Cambodia reveals Academy Awards pick
Cambodia has selected the feature film The Last Reel (2014), directed by Sotho Kulikar, as its official submission for the Best Foreign-Language Film category at the upcoming 88th Academy Awards. The drama is one of the first Cambodian movies to have been directed by a woman and has already won prizes at this year’s Tokyo International Film Festival and the Far East Film Festival in Udine, Italy.
Like so many other contemporary Cambodian films, The Last Reel deals with the country’s terrifying past under the genocidal Khmer Rouge regime, which ruled between 1975 and 1979. Characterized by stylish cinematography, the drama tells the story of a young, rebellious and listless female college student, Sophoun, who would rather spend her time with her motorbike-driving hoodlum boyfriend than attending to her studies. One day she discovers a number of dusty movie still photos in a former cinema that was converted into a car-repair shop.
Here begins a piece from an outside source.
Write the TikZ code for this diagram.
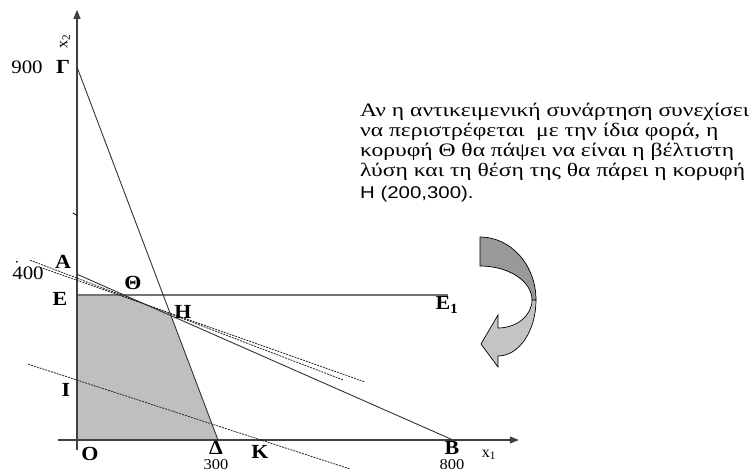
\documentclass[tikz,border=0pt]{standalone}
\usepackage{fontspec}
\setmainfont{Liberation Serif}
\newfontfamily\sansf{Liberation Sans}
\usepackage{graphicx}
\usetikzlibrary{arrows.meta}
\newcommand{\hs}[1]{\scalebox{1.1}[1]{#1}}
\newcommand{\ts}[1]{\scalebox{1.24}[1]{#1}}
\tikzset{
 lbl/.style={inner sep=0pt, font=\fontsize{20}{22}\selectfont\bfseries},
 num/.style={inner sep=0pt, font=\fontsize{19}{21}\selectfont},
 bnum/.style={inner sep=0pt, anchor=base, font=\fontsize{15}{16}\selectfont},
 axl/.style={inner sep=0pt, font=\fontsize{16}{18}\selectfont},
 axis/.style={draw=black!75, line width=1.1pt},
 cline/.style={draw=black!80, line width=0.9pt},
 eline/.style={draw=black!55, line width=1.6pt},
 dline/.style={draw=black!85, line width=0.8pt, dash pattern=on 2pt off 1pt},
 txt/.style={inner sep=0pt, anchor=base west, font=\fontsize{19}{20}\selectfont},
 darkpart/.style={fill=black!40, draw=black, line width=0.7pt},
 lightpart/.style={fill=black!23, draw=black, line width=0.7pt},
}
\begin{document}
\begin{tikzpicture}[x=1pt,y=1pt]
\useasboundingbox (0,0) rectangle (752,473);
\begin{scope}[shift={(77pt,33pt)}, x=0.47pt, y=0.4144pt]
 \coordinate (O) at (0,0);
 \coordinate (G) at (0,900);
 \coordinate (D) at (300,0);
 \coordinate (A) at (0,400);
 \coordinate (B) at (800,0);
 \coordinate (E) at (0,350);
 \coordinate (E1) at (790,350);
 \coordinate (T) at (100,350);
 \coordinate (H) at (200,300);
 \coordinate (xs) at (-40,0);
 \coordinate (xe) at (940,0);
 \coordinate (ys) at (0,-24);
 \coordinate (ye) at (0,1038);
 \coordinate (p1) at (-100,434);
 \coordinate (p2) at (566,145);
 \coordinate (q1) at (-79,417);
 \coordinate (q2) at (613,140);
 \coordinate (r1) at (-104,183);
 \coordinate (r2) at (581,-70);
 \coordinate (tk1) at (-9,548);
 \coordinate (tk2) at (0,542);
 \coordinate (dt) at (-128,430);
 \fill[gray!50] (O) -- (E) -- (T) -- (H) -- (D) -- cycle;
 \draw[eline] (E) -- (E1);
 \draw[axis, -{Triangle[length=9pt,width=7pt]}] (xs) -- (xe);
 \draw[axis, -{Triangle[length=9pt,width=7pt]}] (ys) -- (ye);
 \draw[cline] (G) -- (D);
 \draw[cline] (A) -- (B);
 \draw[dline] (p1) -- (p2);
 \draw[dline] (q1) -- (q2);
 \draw[dline] (r1) -- (r2);
 \draw[black, line width=0.8pt] (tk1) -- (tk2);
 \fill[black] (dt) circle[radius=1pt];
\end{scope}
% labels
\node[axl, rotate=90] (lx2) at (65,432) {x\textsubscript{2}};
\node[num] (l900) at (27,406) {\hs{900}};
\node[lbl] (lG) at (63,406) {\hs{Γ}};
\node[num] (l400) at (28,200) {\hs{400}};
\node[lbl] (lA) at (63,211) {\hs{A}};
\node[lbl] (lT) at (133,190) {\hs{Θ}};
\node[lbl] (lE) at (60,174) {\hs{E}};
\node[lbl] (lH) at (183,161) {\hs{H}};
\node[lbl] (lE1) at (447,168) {\hs{E\textsubscript{1}}};
\node[lbl] (lI) at (66,83) {\hs{I}};
\node[lbl] (lO) at (90,19) {\hs{O}};
\node[lbl] (lD) at (216,25.5) {\hs{Δ}};
\node[bnum] (l300) at (216,3) {\hs{300}};
\node[lbl] (lK) at (260,21) {\hs{K}};
\node[lbl] (lB) at (452,25.5) {\hs{B}};
\node[bnum] (l800) at (452,3) {\hs{800}};
\node[axl] (lx1) at (489,18) {x\textsubscript{1}};
% text
\node[txt] (t1) at (360,356) {\ts{Αν η αντικειμενική συνάρτηση συνεχίσει}};
\node[txt] (t2) at (360,336) {\ts{να περιστρέφεται~ με την ίδια φορά, η}};
\node[txt] (t3) at (360,316) {\ts{κορυφή Θ θα πάψει να είναι η βέλτιστη}};
\node[txt] (t4) at (360,296) {\ts{λύση και τη θέση της θα πάρει η κορυφή}};
\node[txt, font=\sansf\fontsize{17}{18}\selectfont] (t5) at (360,274) {\scalebox{1.2}[1]{H (200,300).}};
% curved arrow
\path[darkpart] (480,236) arc[start angle=90, end angle=0, x radius=56, y radius=63]
  -- (532,173) arc[start angle=0, end angle=90, x radius=52, y radius=34] -- cycle;
\path[lightpart] (536,173) arc[start angle=0, end angle=-90, x radius=38, y radius=56]
  -- (498,106) -- (481,129) -- (498,158) -- (498,145)
  arc[start angle=-90, end angle=0, x radius=34, y radius=28] -- cycle;
\end{tikzpicture}
\end{document}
To her big surprise, she recognizes her own mother as a young woman in the pictures. When Sophoun confronts her mum about the photos, she reluctantly admits that she used to be a big movie star “in the old times.” Her fame was based on a single film, the last reel of which was supposedly destroyed after the Khmer Rouge took power.
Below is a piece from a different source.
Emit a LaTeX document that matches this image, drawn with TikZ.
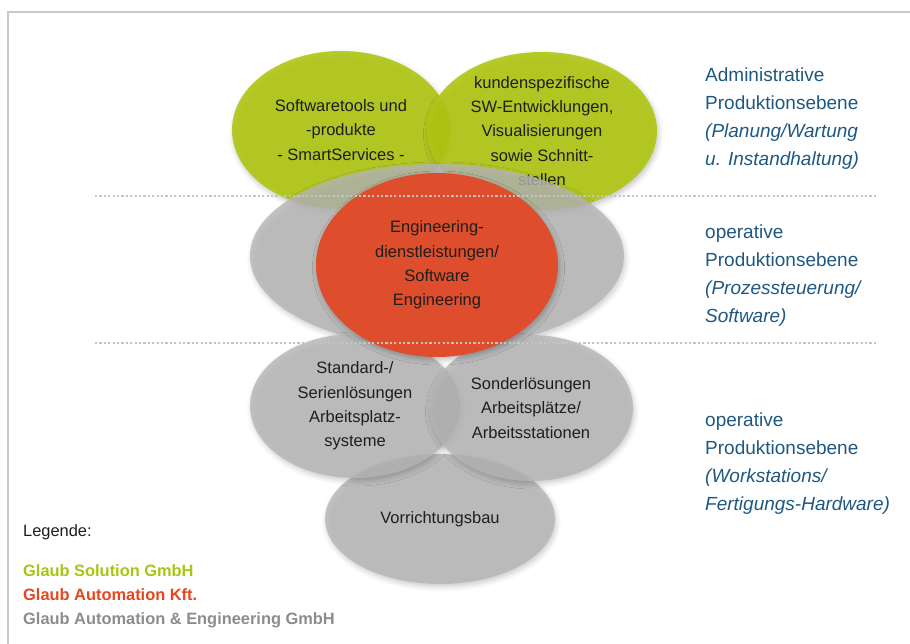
\documentclass[tikz,border=0pt]{standalone}
\usepackage{fontspec}
\setmainfont{Liberation Sans}
\usetikzlibrary{shapes.geometric,shadows.blur}

\definecolor{glaubgreen}{RGB}{176,199,18}
\definecolor{glaubred}{RGB}{222,78,44}
\definecolor{glaubgray}{RGB}{182,182,182}
\definecolor{inktext}{RGB}{30,30,30}
\definecolor{leveltext}{RGB}{30,88,130}
\definecolor{framegray}{RGB}{200,200,200}
\definecolor{sepgray}{RGB}{196,196,196}
\definecolor{legendgreen}{RGB}{170,196,20}
\definecolor{legendred}{RGB}{228,70,30}
\definecolor{legendgray}{RGB}{140,140,140}

\tikzset{
  bubble/.style={ellipse, inner sep=0pt, draw=none,
    blur shadow={shadow xshift=1.5pt, shadow yshift=-3pt,
                 shadow blur radius=5pt, shadow opacity=25}},
  greenbubble/.style={bubble, fill=glaubgreen, fill opacity=0.9},
  graybubble/.style={bubble, fill=glaubgray, fill opacity=0.8},
  redbubble/.style={bubble, fill=glaubred},
  bubbletext/.style={inner sep=0pt, align=center, text=inktext,
    font=\fontsize{16.5}{24.3}\selectfont},
  leveltextstyle/.style={inner sep=0pt, anchor=north west, align=left,
    text=leveltext, font=\fontsize{19}{28}\selectfont},
  legendtext/.style={inner sep=0pt, anchor=base west,
    font=\fontsize{16.4}{24}\selectfont},
  frameline/.style={draw=framegray, line width=1.6pt},
  separator/.style={draw=sepgray, line width=2.4pt,
    dash pattern=on 2.2pt off 2.2pt},
}

\begin{document}
\begin{tikzpicture}[x=1pt,y=-1pt]
  \useasboundingbox (0,0) rectangle (910,644);

  % frame (only the top and left edges lie inside the page)
  \draw[frameline] (8,644) -- (8,12) -- (910,12);

  % administrative level: Glaub Solution
  \node[greenbubble, minimum width=218pt, minimum height=158pt] (tools) at (341,130) {};
  \node[greenbubble, minimum width=230pt, minimum height=158pt] (custom) at (542,131) {};
  \node[bubbletext] (toolstext) at (tools.center) {Softwaretools und\\-produkte\\- SmartServices -};
  \node[bubbletext] (customtext) at (custom.center) {kundenspezifische\\SW-Entwicklungen,\\Visualisierungen\\sowie Schnitt-\\stellen};

  % operative level: software
  \node[graybubble, minimum width=374pt, minimum height=184pt] (opsw) at (437,256) {};

  % operative level: hardware
  \node[graybubble, minimum width=230pt, minimum height=130pt] (fixture) at (440,519) {};
  \node[graybubble, minimum width=210pt, minimum height=144pt] (standard) at (355,406) {};
  \node[graybubble, minimum width=204pt, minimum height=146pt] (special) at (531,408) {};
  \node[bubbletext] (standardtext) at (standard.center) {Standard-/\\Serienlösungen\\Arbeitsplatz-\\systeme};
  \node[bubbletext] (specialtext) at (special.center) {Sonderlösungen\\Arbeitsplätze/\\Arbeitsstationen};
  \node[bubbletext] (fixturetext) at (fixture.center) {Vorrichtungsbau};

  % engineering services: Glaub Automation Kft.
  \node[redbubble, minimum width=242pt, minimum height=184pt] (eng) at (437,265) {};
  \node[bubbletext] (engtext) at (eng.center) {Engineering-\\dienstleistungen/\\Software\\Engineering};

  % level separators
  \coordinate (sepAleft) at (95,196);
  \coordinate (sepAright) at (878,196);
  \coordinate (sepBleft) at (95,343);
  \coordinate (sepBright) at (878,343);
  \draw[separator] (sepAleft) -- (sepAright);
  \draw[separator] (sepBleft) -- (sepBright);

  % level descriptions
  \node[leveltextstyle] (lvladmin) at (705,68)
    {Administrative\\Produktionsebene\\\textit{(Planung/Wartung}\\\textit{u. Instandhaltung)}};
  \node[leveltextstyle] (lvlsoft) at (705,225)
    {operative\\Produktionsebene\\\textit{(Prozessteuerung/}\\\textit{Software)}};
  \node[leveltextstyle] (lvlhard) at (705,413)
    {operative\\Produktionsebene\\\textit{(Workstations/}\\\textit{Fertigungs-Hardware)}};

  % legend
  \node[legendtext, text=inktext] (legend) at (23,536) {Legende:};
  \node[legendtext, text=legendgreen, font=\fontsize{16.4}{24}\selectfont\bfseries] (legsol) at (23,576) {Glaub Solution GmbH};
  \node[legendtext, text=legendred, font=\fontsize{16.4}{24}\selectfont\bfseries] (legkft) at (23,600) {Glaub Automation Kft.};
  \node[legendtext, text=legendgray, font=\fontsize{16.4}{24}\selectfont\bfseries] (legae) at (23,624) {Glaub Automation \& Engineering GmbH};
\end{tikzpicture}
\end{document}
Sophoun doesn’t believe her mother and embarks on a vigorous search to recover the allegedly lost print. During the course of her investigation, she is able to dig up some dark secrets about the roles her parents played during the Khmer Rouge regime.
The Last Reel follows in the wake of director Rithy Panh’s The Missing Picture, which was nominated for a Foreign-Language Film Oscar in 2013. Although it didn’t win, it was the first Cambodian motion picture ever to make the shortlist. The country did not submit a film last year.
Thailand Decides on Gay-Themed Film
Meanwhile, Cambodia’s neighboring country Thailand also has revealed its choice for the 88th Academy Awards: a gay-themed coming-of-age drama.How to Win at Checkers (Every Time) was directed by Korean-American Josh Kim and stars a largely unknown cast. It is the debut film of Kim, who according to press reports even learned to speak and write Thai in preparation for his movie.
An eight-member committee fielded by the awkwardly named National Federation of Thai Motion Picture and Content Associations eventually selected How to Win at Checkers (Every Time) from among 59 contenders. “The film has successfully been able to raise issues that people in Thailand don't openly talk about," Weerasak Kowsurat, the Federation’s secretary-general, told the Associated Press.
Thailand is at its core still an extremely conservative society where issues like homosexuality are rarely discussed and often swept under the carpet, a surprising fact for many visitors who have stumbled across a prolific gay and transsexual scene both in the capital of Bangkok and various tourist resorts around the country.
How to Win at Checkers (Every Time) tells the story of an 11-year-old boy who is being raised in a poor suburban district of Bangkok by his gay older brother. When his brother is called up for a military draft lottery, the boy devises a plan to help him dodge it.
Thailand recruits young men for compulsory military service through a controversial–and corruption-prone–lottery, where the offspring of wealthy people routinely buy their way out by bribing officials. While transgender people generally are exempt from participating in the lottery, it is still required for males claiming to be gay.
While no Thai movie has ever been nominated for a Foreign-Language Film Oscar, a string of local movies have won prizes at various film festivals over the past decades. Most notable among these is perhaps Apichatpong Weerasethakul’s fantasy drama Uncle Boonmee Who Can Recall His Past Lives, which won the Palme d’Or at the 2010 Cannes Film Festival.
Prophet Film to Represent Iran at 2016 Oscars
The Islamic Republic of Iran has selected the epic biopic Muhammad: The Messenger of God, a film focusing on the early childhood life of the prophet Mohammed, as its contender for next year’s Foreign-Language Film Academy Award. Directed by Majid Majidi, the movie was reportedly produced with a budget of almost $40 million, which was partly funded by the government, effectively making it the most expensive film in the country’s cinematic history. Released in late August, the film has barely earned $2 million at the local box office, although it reportedly was screened in 130 theatres across the country.
Majidi said his movie is intended to help alleviate “the violent image” various Islamic and jihadist groups have created for the Muslim religion. Majidi himself is no stranger to the Academy Awards. His film The Children of Heaven was nominated for the Foreign-Language Film Oscar at the 1998 Academy Awards, although it didn’t win. However, Iran received the prestigious trophy at the 85th Academy Awards in 2012 for the internationally acclaimed social drama A Separation, directed by Asghar Farhadi. The movie also bagged several prizes at film festivals around the world.